→ **GIVEN REQUEST**: Skip any picture you find and retype all the remaining lines exactly.

━━━━

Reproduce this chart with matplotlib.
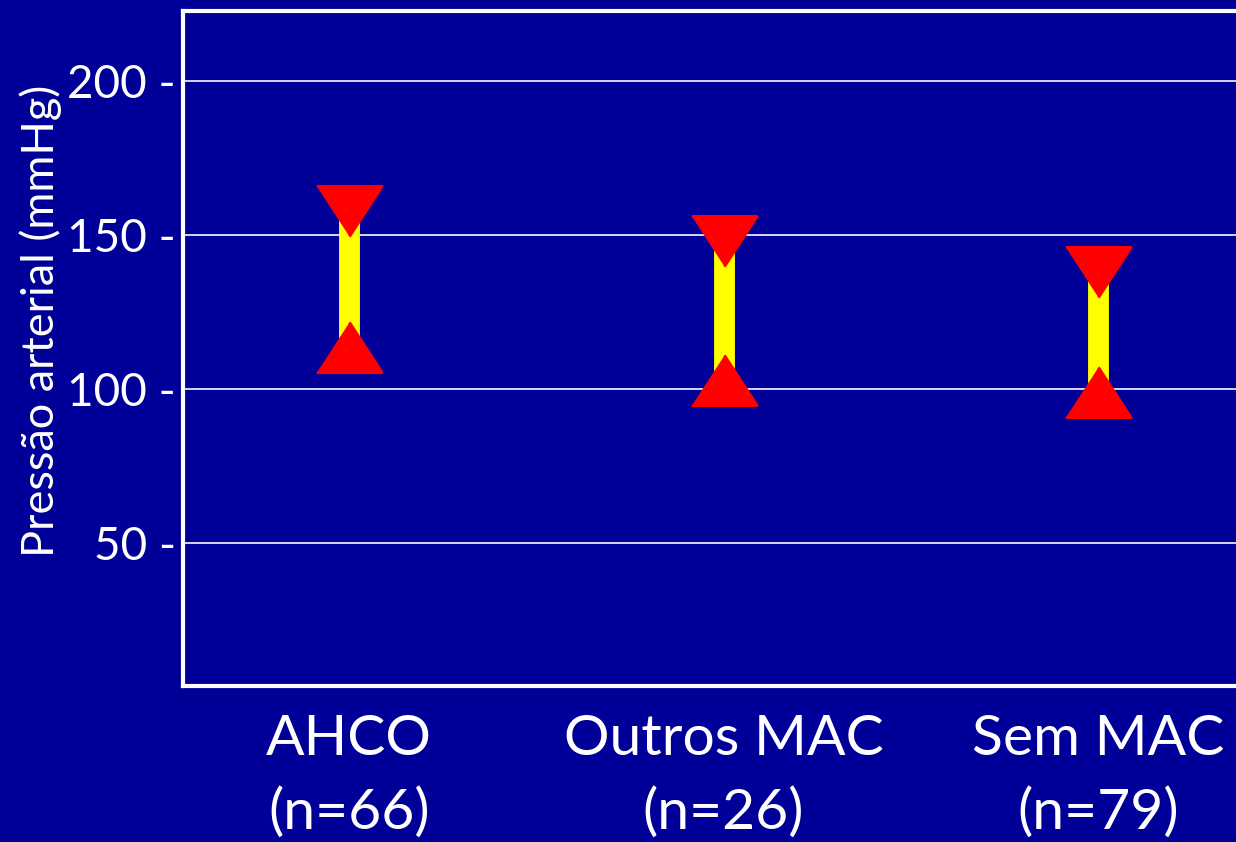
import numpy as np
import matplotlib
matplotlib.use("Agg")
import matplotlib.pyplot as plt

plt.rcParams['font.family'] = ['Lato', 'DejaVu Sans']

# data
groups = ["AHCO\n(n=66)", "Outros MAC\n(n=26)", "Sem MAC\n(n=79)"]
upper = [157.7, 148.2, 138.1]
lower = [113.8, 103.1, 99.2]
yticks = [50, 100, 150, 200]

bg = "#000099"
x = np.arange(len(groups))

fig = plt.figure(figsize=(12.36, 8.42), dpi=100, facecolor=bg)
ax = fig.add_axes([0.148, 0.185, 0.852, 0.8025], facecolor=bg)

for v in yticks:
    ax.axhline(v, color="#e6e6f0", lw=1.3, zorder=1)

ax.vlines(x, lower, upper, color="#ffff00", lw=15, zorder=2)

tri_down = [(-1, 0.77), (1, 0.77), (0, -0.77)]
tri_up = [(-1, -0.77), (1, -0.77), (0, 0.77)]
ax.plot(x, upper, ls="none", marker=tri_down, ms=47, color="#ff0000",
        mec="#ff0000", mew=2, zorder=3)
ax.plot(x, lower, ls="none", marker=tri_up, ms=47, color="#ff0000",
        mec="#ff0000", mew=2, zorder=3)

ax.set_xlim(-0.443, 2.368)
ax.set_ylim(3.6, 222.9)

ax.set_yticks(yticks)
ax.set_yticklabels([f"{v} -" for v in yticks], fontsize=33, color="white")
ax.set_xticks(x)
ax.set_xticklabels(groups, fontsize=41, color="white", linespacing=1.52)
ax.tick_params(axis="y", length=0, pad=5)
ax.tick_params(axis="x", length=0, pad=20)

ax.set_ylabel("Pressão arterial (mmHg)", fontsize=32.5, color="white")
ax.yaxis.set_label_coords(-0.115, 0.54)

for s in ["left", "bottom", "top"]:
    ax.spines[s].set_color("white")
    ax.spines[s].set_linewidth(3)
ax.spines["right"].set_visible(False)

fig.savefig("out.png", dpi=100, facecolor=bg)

━━━━

→ **WRITTEN ANSWER**:
Reproduce this chart with matplotlib.
import numpy as np
import matplotlib
matplotlib.use("Agg")
import matplotlib.pyplot as plt

plt.rcParams['font.family'] = ['Lato', 'DejaVu Sans']

# data
groups = ["AHCO\n(n=66)", "Outros MAC\n(n=26)", "Sem MAC\n(n=79)"]
upper = [157.7, 148.2, 138.1]
lower = [113.8, 103.1, 99.2]
yticks = [50, 100, 150, 200]

bg = "#000099"
x = np.arange(len(groups))

fig = plt.figure(figsize=(12.36, 8.42), dpi=100, facecolor=bg)
ax = fig.add_axes([0.148, 0.185, 0.852, 0.8025], facecolor=bg)

for v in yticks:
    ax.axhline(v, color="#e6e6f0", lw=1.3, zorder=1)

ax.vlines(x, lower, upper, color="#ffff00", lw=15, zorder=2)

tri_down = [(-1, 0.77), (1, 0.77), (0, -0.77)]
tri_up = [(-1, -0.77), (1, -0.77), (0, 0.77)]
ax.plot(x, upper, ls="none", marker=tri_down, ms=47, color="#ff0000",
        mec="#ff0000", mew=2, zorder=3)
ax.plot(x, lower, ls="none", marker=tri_up, ms=47, color="#ff0000",
        mec="#ff0000", mew=2, zorder=3)

ax.set_xlim(-0.443, 2.368)
ax.set_ylim(3.6, 222.9)

ax.set_yticks(yticks)
ax.set_yticklabels([f"{v} -" for v in yticks], fontsize=33, color="white")
ax.set_xticks(x)
ax.set_xticklabels(groups, fontsize=41, color="white", linespacing=1.52)
ax.tick_params(axis="y", length=0, pad=5)
ax.tick_params(axis="x", length=0, pad=20)

ax.set_ylabel("Pressão arterial (mmHg)", fontsize=32.5, color="white")
ax.yaxis.set_label_coords(-0.115, 0.54)

for s in ["left", "bottom", "top"]:
    ax.spines[s].set_color("white")
    ax.spines[s].set_linewidth(3)
ax.spines["right"].set_visible(False)

fig.savefig("out.png", dpi=100, facecolor=bg)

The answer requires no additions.